■ WHAT YOU WILL DO
Everything from the line containing "Clone this chart in Bokeh." to the line containing "ax.major_label_text_color = INK", both lines included, must be copied exactly; nothing else should be.

■ RECORDS TO PROCESS

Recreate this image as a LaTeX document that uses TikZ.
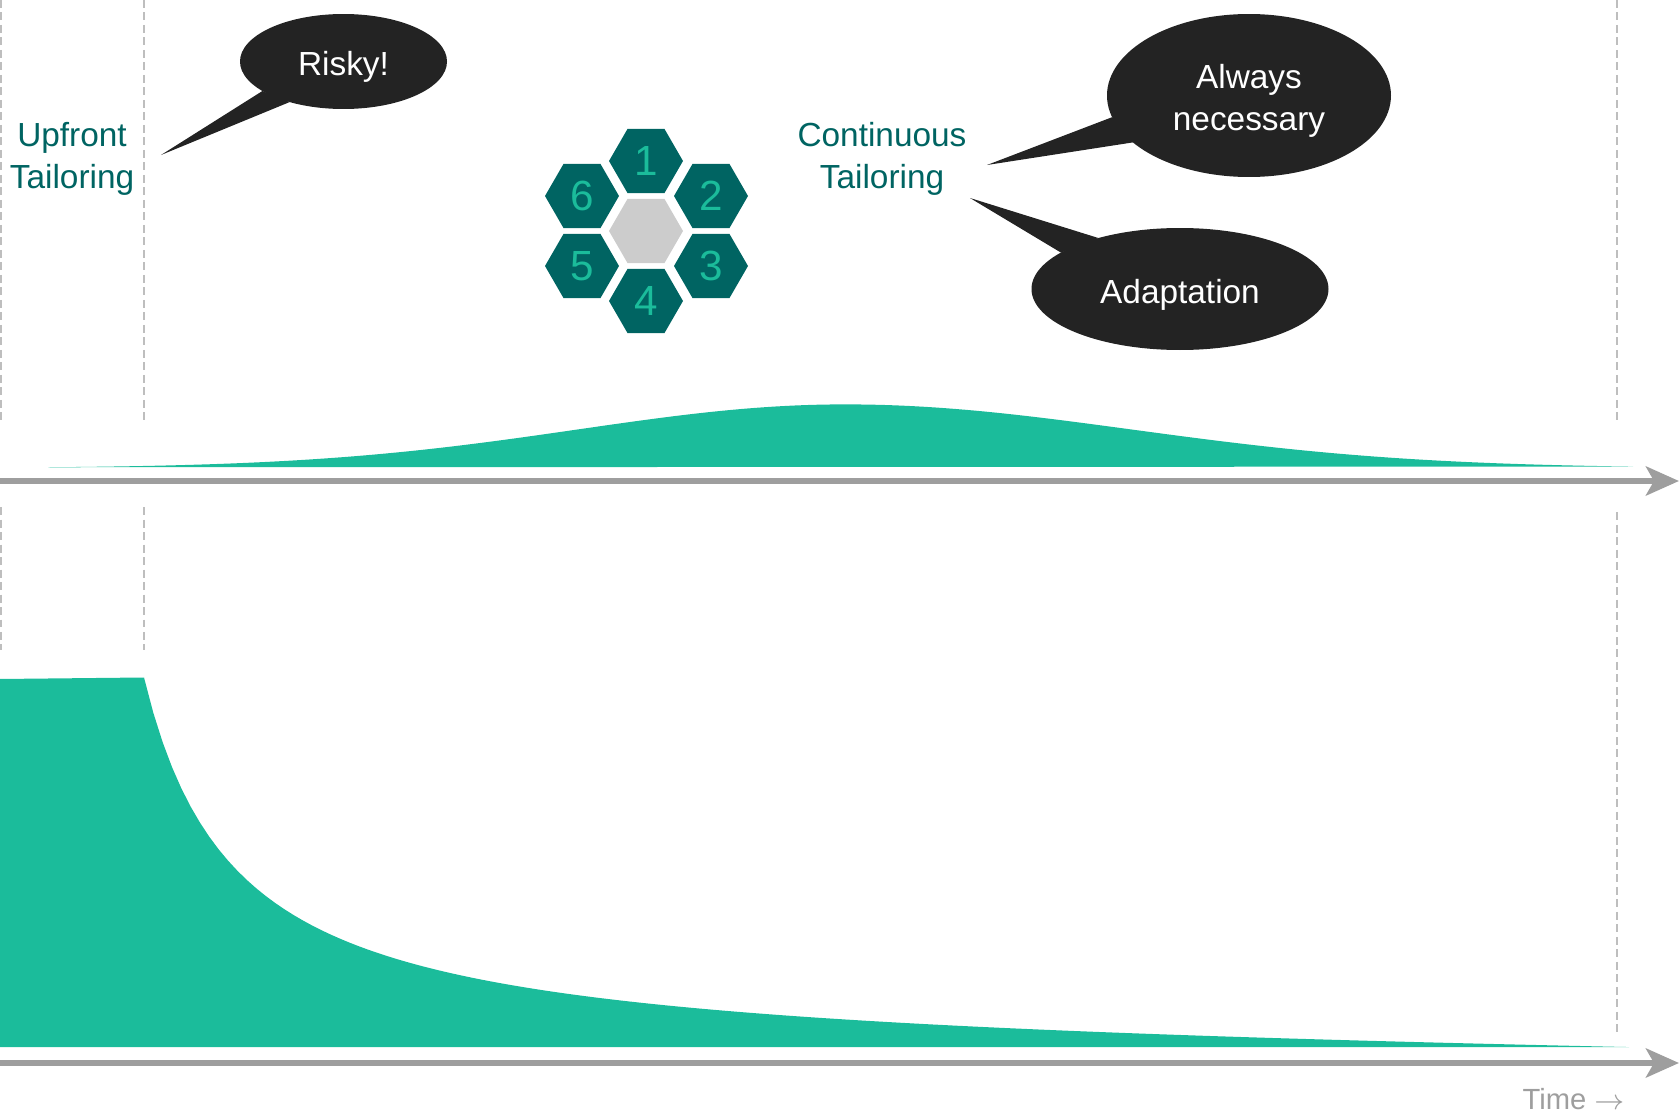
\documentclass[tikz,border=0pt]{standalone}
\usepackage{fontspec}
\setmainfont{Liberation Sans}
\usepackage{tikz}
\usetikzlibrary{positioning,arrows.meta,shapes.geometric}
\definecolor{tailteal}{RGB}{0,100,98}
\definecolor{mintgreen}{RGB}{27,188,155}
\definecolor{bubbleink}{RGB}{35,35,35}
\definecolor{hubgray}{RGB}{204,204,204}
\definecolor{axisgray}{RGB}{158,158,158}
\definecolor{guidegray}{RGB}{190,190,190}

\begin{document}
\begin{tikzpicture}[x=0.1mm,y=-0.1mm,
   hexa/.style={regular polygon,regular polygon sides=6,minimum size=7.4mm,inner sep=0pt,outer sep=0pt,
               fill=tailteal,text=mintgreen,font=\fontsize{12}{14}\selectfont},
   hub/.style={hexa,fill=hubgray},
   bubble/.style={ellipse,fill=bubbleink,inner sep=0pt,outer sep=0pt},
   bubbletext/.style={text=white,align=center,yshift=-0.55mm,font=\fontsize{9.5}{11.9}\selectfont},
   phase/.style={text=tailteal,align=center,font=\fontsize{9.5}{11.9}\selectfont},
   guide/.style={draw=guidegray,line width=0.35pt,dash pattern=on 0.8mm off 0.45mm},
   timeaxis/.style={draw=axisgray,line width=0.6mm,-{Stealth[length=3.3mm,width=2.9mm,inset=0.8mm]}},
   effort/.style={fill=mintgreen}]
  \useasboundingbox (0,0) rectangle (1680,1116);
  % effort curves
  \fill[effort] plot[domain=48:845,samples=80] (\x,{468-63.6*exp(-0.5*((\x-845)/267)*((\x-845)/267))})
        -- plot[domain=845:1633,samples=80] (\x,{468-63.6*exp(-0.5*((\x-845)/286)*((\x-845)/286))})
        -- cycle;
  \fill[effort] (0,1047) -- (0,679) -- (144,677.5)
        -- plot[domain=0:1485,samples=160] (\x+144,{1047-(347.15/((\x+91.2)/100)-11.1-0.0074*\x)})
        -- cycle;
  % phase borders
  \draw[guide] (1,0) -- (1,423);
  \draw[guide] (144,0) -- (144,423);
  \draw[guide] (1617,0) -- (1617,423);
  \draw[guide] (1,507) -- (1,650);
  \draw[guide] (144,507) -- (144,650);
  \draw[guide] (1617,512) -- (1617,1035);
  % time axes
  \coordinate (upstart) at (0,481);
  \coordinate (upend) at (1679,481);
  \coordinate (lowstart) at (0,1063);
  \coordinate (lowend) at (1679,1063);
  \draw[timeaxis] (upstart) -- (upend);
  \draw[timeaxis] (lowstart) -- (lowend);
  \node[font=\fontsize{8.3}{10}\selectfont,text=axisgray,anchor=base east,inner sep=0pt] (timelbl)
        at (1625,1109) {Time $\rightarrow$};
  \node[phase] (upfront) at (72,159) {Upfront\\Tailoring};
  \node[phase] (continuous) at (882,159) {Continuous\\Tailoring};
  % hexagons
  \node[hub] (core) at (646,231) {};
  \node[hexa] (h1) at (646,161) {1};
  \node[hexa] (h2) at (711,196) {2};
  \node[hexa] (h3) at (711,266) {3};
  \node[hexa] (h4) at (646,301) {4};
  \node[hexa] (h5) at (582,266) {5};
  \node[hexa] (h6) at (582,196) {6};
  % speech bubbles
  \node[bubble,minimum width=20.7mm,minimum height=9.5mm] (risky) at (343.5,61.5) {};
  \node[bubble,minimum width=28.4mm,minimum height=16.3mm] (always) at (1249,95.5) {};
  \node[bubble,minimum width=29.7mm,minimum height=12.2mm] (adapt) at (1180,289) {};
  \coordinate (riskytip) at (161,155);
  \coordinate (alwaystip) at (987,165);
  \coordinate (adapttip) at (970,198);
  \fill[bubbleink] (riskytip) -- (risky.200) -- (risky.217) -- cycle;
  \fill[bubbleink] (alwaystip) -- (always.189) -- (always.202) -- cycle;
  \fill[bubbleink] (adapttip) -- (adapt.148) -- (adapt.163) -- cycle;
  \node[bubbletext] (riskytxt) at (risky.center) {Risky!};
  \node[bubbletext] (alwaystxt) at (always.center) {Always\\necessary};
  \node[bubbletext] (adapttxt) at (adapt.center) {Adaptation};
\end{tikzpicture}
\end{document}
--
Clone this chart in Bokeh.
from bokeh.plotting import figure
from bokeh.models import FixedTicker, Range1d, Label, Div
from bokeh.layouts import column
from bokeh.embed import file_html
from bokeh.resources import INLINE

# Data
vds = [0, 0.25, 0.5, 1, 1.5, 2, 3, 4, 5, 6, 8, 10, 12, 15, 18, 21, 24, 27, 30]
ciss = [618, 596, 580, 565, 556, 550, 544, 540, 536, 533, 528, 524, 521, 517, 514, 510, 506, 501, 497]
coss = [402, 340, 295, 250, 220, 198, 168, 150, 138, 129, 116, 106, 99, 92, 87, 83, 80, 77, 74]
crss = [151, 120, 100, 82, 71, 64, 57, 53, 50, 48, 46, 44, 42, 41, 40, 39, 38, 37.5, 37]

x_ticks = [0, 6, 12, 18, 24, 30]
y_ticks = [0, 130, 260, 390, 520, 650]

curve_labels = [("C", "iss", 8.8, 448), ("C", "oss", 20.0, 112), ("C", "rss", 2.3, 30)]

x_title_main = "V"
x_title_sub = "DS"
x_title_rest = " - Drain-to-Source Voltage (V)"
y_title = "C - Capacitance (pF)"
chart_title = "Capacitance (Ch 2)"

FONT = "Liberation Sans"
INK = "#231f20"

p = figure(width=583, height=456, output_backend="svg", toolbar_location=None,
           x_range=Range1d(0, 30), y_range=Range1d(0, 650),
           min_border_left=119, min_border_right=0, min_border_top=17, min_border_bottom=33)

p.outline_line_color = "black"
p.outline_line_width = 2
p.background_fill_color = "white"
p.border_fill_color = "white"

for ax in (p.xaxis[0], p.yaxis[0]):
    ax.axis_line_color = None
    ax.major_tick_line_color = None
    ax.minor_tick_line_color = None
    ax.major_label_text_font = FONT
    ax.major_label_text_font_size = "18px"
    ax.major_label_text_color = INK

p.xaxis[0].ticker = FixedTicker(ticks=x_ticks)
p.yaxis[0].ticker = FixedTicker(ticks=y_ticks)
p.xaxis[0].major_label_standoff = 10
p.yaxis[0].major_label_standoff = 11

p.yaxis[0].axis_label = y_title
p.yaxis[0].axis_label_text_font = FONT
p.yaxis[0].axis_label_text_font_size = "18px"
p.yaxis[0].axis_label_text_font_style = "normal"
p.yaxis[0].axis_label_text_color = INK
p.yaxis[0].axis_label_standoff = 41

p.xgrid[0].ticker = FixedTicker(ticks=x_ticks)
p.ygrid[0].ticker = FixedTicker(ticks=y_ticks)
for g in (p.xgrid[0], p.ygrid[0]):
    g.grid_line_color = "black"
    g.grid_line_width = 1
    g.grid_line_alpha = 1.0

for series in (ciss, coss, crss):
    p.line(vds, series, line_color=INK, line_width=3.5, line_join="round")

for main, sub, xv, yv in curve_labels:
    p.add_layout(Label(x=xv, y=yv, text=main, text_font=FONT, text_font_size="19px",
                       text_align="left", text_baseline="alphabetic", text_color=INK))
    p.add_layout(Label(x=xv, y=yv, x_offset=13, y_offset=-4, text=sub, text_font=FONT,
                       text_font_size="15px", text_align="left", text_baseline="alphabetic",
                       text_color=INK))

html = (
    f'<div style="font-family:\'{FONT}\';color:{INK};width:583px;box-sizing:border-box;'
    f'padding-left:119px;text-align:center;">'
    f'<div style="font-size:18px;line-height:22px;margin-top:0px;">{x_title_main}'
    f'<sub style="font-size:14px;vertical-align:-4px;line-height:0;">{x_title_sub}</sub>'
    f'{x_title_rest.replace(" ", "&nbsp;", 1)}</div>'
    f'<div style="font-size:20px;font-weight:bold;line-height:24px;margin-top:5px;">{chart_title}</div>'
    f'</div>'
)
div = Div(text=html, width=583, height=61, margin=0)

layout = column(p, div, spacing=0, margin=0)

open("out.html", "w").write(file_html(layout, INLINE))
* * *
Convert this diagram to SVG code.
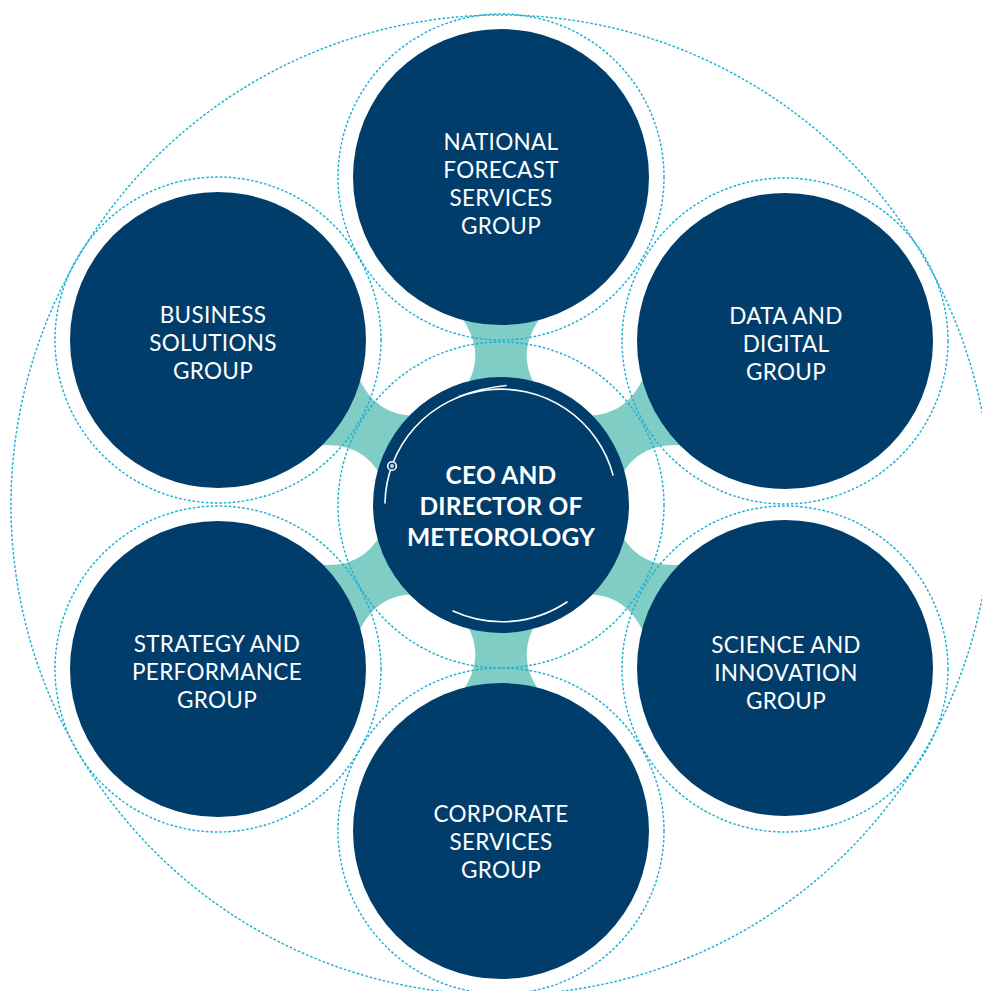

■ RESPONSE
Clone this chart in Bokeh.
from bokeh.plotting import figure
from bokeh.models import FixedTicker, Range1d, Label, Div
from bokeh.layouts import column
from bokeh.embed import file_html
from bokeh.resources import INLINE

# Data
vds = [0, 0.25, 0.5, 1, 1.5, 2, 3, 4, 5, 6, 8, 10, 12, 15, 18, 21, 24, 27, 30]
ciss = [618, 596, 580, 565, 556, 550, 544, 540, 536, 533, 528, 524, 521, 517, 514, 510, 506, 501, 497]
coss = [402, 340, 295, 250, 220, 198, 168, 150, 138, 129, 116, 106, 99, 92, 87, 83, 80, 77, 74]
crss = [151, 120, 100, 82, 71, 64, 57, 53, 50, 48, 46, 44, 42, 41, 40, 39, 38, 37.5, 37]

x_ticks = [0, 6, 12, 18, 24, 30]
y_ticks = [0, 130, 260, 390, 520, 650]

curve_labels = [("C", "iss", 8.8, 448), ("C", "oss", 20.0, 112), ("C", "rss", 2.3, 30)]

x_title_main = "V"
x_title_sub = "DS"
x_title_rest = " - Drain-to-Source Voltage (V)"
y_title = "C - Capacitance (pF)"
chart_title = "Capacitance (Ch 2)"

FONT = "Liberation Sans"
INK = "#231f20"

p = figure(width=583, height=456, output_backend="svg", toolbar_location=None,
           x_range=Range1d(0, 30), y_range=Range1d(0, 650),
           min_border_left=119, min_border_right=0, min_border_top=17, min_border_bottom=33)

p.outline_line_color = "black"
p.outline_line_width = 2
p.background_fill_color = "white"
p.border_fill_color = "white"

for ax in (p.xaxis[0], p.yaxis[0]):
    ax.axis_line_color = None
    ax.major_tick_line_color = None
    ax.minor_tick_line_color = None
    ax.major_label_text_font = FONT
    ax.major_label_text_font_size = "18px"
    ax.major_label_text_color = INK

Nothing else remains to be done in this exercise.